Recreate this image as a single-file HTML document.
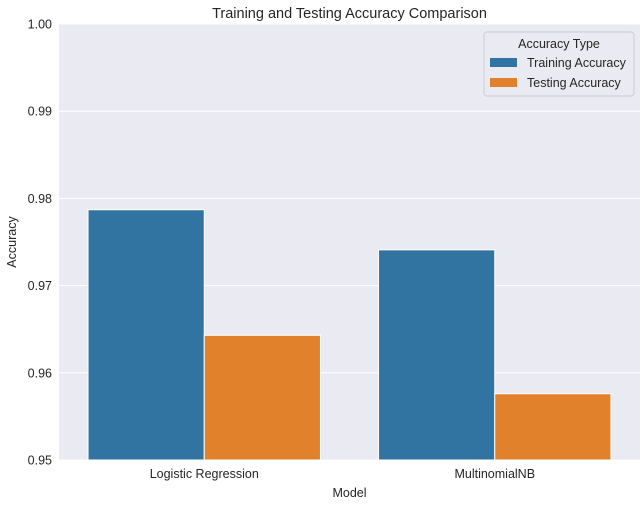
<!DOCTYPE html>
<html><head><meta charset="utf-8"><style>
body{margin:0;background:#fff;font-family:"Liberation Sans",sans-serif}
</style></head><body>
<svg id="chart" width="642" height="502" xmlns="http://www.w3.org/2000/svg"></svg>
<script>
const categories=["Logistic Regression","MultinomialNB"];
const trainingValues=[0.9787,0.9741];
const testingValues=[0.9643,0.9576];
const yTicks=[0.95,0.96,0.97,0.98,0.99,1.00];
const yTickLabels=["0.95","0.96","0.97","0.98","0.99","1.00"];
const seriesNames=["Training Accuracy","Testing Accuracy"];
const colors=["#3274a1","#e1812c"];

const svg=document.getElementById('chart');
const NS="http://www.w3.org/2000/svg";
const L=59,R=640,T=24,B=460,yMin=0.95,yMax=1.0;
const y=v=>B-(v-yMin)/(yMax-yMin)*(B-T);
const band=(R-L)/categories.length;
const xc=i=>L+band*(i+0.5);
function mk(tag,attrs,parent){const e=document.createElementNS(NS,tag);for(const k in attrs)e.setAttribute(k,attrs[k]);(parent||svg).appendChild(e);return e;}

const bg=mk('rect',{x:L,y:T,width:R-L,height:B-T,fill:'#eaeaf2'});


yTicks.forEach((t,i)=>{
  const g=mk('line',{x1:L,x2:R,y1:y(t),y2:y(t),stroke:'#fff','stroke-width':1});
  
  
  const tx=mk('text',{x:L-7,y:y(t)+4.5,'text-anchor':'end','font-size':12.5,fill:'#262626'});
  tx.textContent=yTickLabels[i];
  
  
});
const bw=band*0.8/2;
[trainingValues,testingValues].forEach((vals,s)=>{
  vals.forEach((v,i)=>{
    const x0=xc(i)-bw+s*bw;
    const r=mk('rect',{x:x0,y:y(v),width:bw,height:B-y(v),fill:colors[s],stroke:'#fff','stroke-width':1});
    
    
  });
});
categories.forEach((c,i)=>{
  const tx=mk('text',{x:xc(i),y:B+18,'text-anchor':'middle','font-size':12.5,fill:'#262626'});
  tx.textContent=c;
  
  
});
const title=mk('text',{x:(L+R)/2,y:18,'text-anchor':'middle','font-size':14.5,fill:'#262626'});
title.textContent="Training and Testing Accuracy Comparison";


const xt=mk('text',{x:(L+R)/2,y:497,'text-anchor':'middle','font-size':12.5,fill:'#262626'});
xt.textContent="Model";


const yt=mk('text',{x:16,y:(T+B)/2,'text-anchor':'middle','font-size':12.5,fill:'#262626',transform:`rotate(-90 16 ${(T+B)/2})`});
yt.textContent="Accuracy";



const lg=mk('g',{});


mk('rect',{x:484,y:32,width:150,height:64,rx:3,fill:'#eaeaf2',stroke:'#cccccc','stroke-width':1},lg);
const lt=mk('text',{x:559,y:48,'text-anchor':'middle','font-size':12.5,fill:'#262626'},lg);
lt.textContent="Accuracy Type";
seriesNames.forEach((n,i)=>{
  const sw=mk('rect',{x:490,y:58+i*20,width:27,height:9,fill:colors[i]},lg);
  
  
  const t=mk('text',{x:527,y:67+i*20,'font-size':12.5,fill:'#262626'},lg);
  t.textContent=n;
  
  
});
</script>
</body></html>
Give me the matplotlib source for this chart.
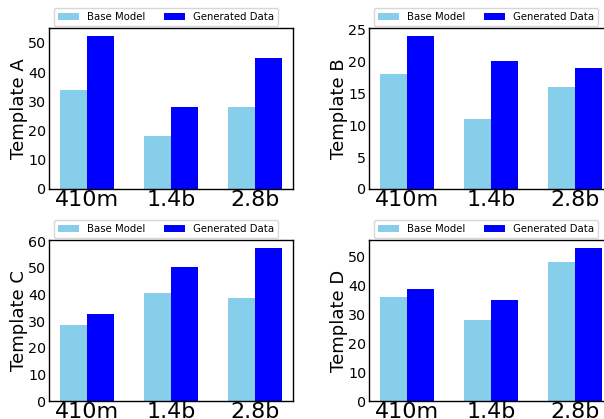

---+---

#### What to work on
Return the material exactly as given, apart from the pictures.

#### Answer to this task
Recreate this image as a single-file HTML document.
<!DOCTYPE html>
<html><head><meta charset="utf-8"><style>
body{margin:0;background:#fff;font-family:"Liberation Sans",sans-serif}
</style></head><body>
<svg id="chart" width="642" height="502" xmlns="http://www.w3.org/2000/svg"></svg>
<script>
const categories=["Logistic Regression","MultinomialNB"];
const trainingValues=[0.9787,0.9741];
const testingValues=[0.9643,0.9576];
const yTicks=[0.95,0.96,0.97,0.98,0.99,1.00];
const yTickLabels=["0.95","0.96","0.97","0.98","0.99","1.00"];
const seriesNames=["Training Accuracy","Testing Accuracy"];
const colors=["#3274a1","#e1812c"];

const svg=document.getElementById('chart');
const NS="http://www.w3.org/2000/svg";
const L=59,R=640,T=24,B=460,yMin=0.95,yMax=1.0;
const y=v=>B-(v-yMin)/(yMax-yMin)*(B-T);
const band=(R-L)/categories.length;
const xc=i=>L+band*(i+0.5);
function mk(tag,attrs,parent){const e=document.createElementNS(NS,tag);for(const k in attrs)e.setAttribute(k,attrs[k]);(parent||svg).appendChild(e);return e;}

const bg=mk('rect',{x:L,y:T,width:R-L,height:B-T,fill:'#eaeaf2'});


yTicks.forEach((t,i)=>{
  const g=mk('line',{x1:L,x2:R,y1:y(t),y2:y(t),stroke:'#fff','stroke-width':1});
  
  
  const tx=mk('text',{x:L-7,y:y(t)+4.5,'text-anchor':'end','font-size':12.5,fill:'#262626'});
  tx.textContent=yTickLabels[i];
  
  
});
const bw=band*0.8/2;
[trainingValues,testingValues].forEach((vals,s)=>{
  vals.forEach((v,i)=>{
    const x0=xc(i)-bw+s*bw;
    const r=mk('rect',{x:x0,y:y(v),width:bw,height:B-y(v),fill:colors[s],stroke:'#fff','stroke-width':1});
    
    
  });
});
categories.forEach((c,i)=>{
  const tx=mk('text',{x:xc(i),y:B+18,'text-anchor':'middle','font-size':12.5,fill:'#262626'});
  tx.textContent=c;
  
  
});
const title=mk('text',{x:(L+R)/2,y:18,'text-anchor':'middle','font-size':14.5,fill:'#262626'});
title.textContent="Training and Testing Accuracy Comparison";


const xt=mk('text',{x:(L+R)/2,y:497,'text-anchor':'middle','font-size':12.5,fill:'#262626'});
xt.textContent="Model";


const yt=mk('text',{x:16,y:(T+B)/2,'text-anchor':'middle','font-size':12.5,fill:'#262626',transform:`rotate(-90 16 ${(T+B)/2})`});
yt.textContent="Accuracy";



const lg=mk('g',{});


mk('rect',{x:484,y:32,width:150,height:64,rx:3,fill:'#eaeaf2',stroke:'#cccccc','stroke-width':1},lg);
const lt=mk('text',{x:559,y:48,'text-anchor':'middle','font-size':12.5,fill:'#262626'},lg);
lt.textContent="Accuracy Type";
seriesNames.forEach((n,i)=>{
  const sw=mk('rect',{x:490,y:58+i*20,width:27,height:9,fill:colors[i]},lg);
  
  
  const t=mk('text',{x:527,y:67+i*20,'font-size':12.5,fill:'#262626'},lg);
  t.textContent=n;
  
  
});
</script>
</body></html>
Give me the matplotlib source for this chart.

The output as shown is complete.